Mahkemesi :Ceza Dairesi Suç : Silahlı terör örgütüne üye olma Hüküm : TCK"nın 314/2, 62, 53, 58/9, 63, 3713 sayılı Kanunun 5/1. maddeleri uyarınca mahkumiyet kararına yönelik istinaf başvurusunun esastan reddi
Bölge Adliye Mahkemesince verilen hüküm temyiz edilmekle; Temyiz edenin sıfatı, başvurunun süresi, kararın niteliği ve temyiz sebebine göre dosya incelendi, gereği düşünüldü; Sanık müdafiinin duruşmalı inceleme talebinin yasal şartları oluşmadığından CMK"nın 299. maddesi gereğince REDDİNE, Temyiz talebinin reddi nedenleri bulunmadığından işin esasına geçildi; Vicdani kanının oluştuğu duruşma sürecini yansıtan tutanaklar, belgeler ve gerekçe içeriğine göre yapılan incelemede; Sanığın çocuğunu örgüte müzahir okula göndermesinin örgütsel bir eylem olarak değerlendirilemeyeceği belirlenmekle; Malvarlığı üzerindeki tedbirlerle ilgili olarak mahalinde bir karar verilmesi mümkün görülmüştür.
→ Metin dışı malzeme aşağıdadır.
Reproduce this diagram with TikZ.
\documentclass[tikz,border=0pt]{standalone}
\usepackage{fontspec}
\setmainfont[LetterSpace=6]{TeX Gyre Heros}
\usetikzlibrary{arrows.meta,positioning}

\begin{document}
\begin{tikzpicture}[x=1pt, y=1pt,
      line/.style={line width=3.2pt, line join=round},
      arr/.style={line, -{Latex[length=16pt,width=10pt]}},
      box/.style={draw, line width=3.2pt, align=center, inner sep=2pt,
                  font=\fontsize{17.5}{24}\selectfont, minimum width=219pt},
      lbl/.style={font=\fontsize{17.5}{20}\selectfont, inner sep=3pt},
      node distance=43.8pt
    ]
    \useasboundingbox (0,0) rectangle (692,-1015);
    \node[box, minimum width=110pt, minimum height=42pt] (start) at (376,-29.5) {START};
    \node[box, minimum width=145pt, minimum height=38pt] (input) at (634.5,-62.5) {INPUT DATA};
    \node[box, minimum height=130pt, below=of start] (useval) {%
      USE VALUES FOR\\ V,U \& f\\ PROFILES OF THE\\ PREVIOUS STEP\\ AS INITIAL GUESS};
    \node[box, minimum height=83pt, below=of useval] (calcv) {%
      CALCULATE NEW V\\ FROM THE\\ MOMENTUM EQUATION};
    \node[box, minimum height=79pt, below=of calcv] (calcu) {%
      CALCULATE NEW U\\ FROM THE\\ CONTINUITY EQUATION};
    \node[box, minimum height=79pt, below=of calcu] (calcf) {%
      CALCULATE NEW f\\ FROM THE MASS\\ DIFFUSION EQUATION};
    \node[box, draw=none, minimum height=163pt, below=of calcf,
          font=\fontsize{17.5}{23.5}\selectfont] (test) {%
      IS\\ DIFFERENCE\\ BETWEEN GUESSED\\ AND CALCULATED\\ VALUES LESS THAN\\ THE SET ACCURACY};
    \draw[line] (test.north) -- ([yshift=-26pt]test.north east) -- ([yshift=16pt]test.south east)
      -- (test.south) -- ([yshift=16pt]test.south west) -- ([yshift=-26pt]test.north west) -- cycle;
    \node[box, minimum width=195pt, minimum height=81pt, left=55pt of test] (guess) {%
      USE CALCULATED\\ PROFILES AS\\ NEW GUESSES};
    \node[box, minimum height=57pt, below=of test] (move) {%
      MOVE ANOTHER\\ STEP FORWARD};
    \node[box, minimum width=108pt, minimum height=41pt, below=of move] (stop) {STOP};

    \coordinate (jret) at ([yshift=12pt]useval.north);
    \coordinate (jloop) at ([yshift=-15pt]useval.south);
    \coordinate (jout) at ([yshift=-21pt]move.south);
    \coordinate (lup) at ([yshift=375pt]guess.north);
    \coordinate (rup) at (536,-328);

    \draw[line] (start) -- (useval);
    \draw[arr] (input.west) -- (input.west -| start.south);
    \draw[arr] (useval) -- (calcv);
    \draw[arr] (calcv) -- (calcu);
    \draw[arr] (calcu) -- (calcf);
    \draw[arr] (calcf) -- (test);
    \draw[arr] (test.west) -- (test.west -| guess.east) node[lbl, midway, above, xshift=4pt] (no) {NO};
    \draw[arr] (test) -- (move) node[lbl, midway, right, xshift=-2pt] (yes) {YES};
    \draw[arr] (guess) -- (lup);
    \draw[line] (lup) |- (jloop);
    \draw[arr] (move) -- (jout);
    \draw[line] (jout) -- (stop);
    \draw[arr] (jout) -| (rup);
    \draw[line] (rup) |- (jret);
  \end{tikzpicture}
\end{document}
Yargılama sürecindeki usuli işlemlerin kanuna uygun olarak yapıldığı, hükme esas alınan tüm delillerin hukuka uygun olarak elde edildiğinin belirlendiği, aşamalarda ileri sürülen iddia ve savunmaların temyiz denetimini sağlayacak biçimde eksiksiz olarak sergilendiği, özleri değiştirmeksizin tartışıldığı, vicdani kanının kesin, tutarlı ve çelişmeyen verilere dayandırıldığı, eylemlerin doğru olarak nitelendirildiği ve kanunda öngörülen suç tipine uyduğu, yaptırımların kanuni bağlamda şahsileştirilmek suretiyle uygulandığı anlaşılmakla; sanık müdafiilerinin temyiz dilekçesinde ileri sürdüğü nedenler yerinde görülmediğinden CMK’nın 302/1. maddesi gereğince temyiz davasının esastan reddine, ancak; Örgüt mensubu olduğuna karar verilen sanık hakkında TCK"nın 58/9. maddesi uyarınca tekerrür hükümleri uygulanması gerektiği gözetilmeyerek uygulama maddesi olarak TCK"nın 58/6. maddesinin de yazılması, Bozmayı gerektirmiş, sanık müdafilerinin temyiz itirazları bu itibarla yerinde görülmüş olduğundan hükmün bu nedenlerle BOZULMASINA, ancak bu hususlar yeniden yargılamayı gerektirmeden CMK"nın 303/1 maddesi uyarınca düzeltilmesi mümkün bulunduğundan, hükmün 6. fıkrasındaki "maddesi delaletiyle TCK"nın 58/6." ibarelerinin çıkarılması suretiyle diğer yönleri usul ve kanuna uygun olan hükmün DÜZELTİLEREK ONANMASINA, 28.02.2019 tarihinde yürürlüğe giren 20.02.2019 tarih ve 7165 sayılı Kanunun 8. maddesiyle değişik 5271 sayılı Kanunun 304. maddesi uyarınca dosyanın İzmir 14. Ağır Ceza Mahkemesine, kararın bir örneğinin bilgi için İzmir Bölge Adliye Mahkemesi 2. Ceza Dairesine gönderilmek üzere Yargıtay Cumhuriyet Başsavcılığına TEVDİİNE, 26.03.2019 tarihinde oybirliğiyle karar verildi.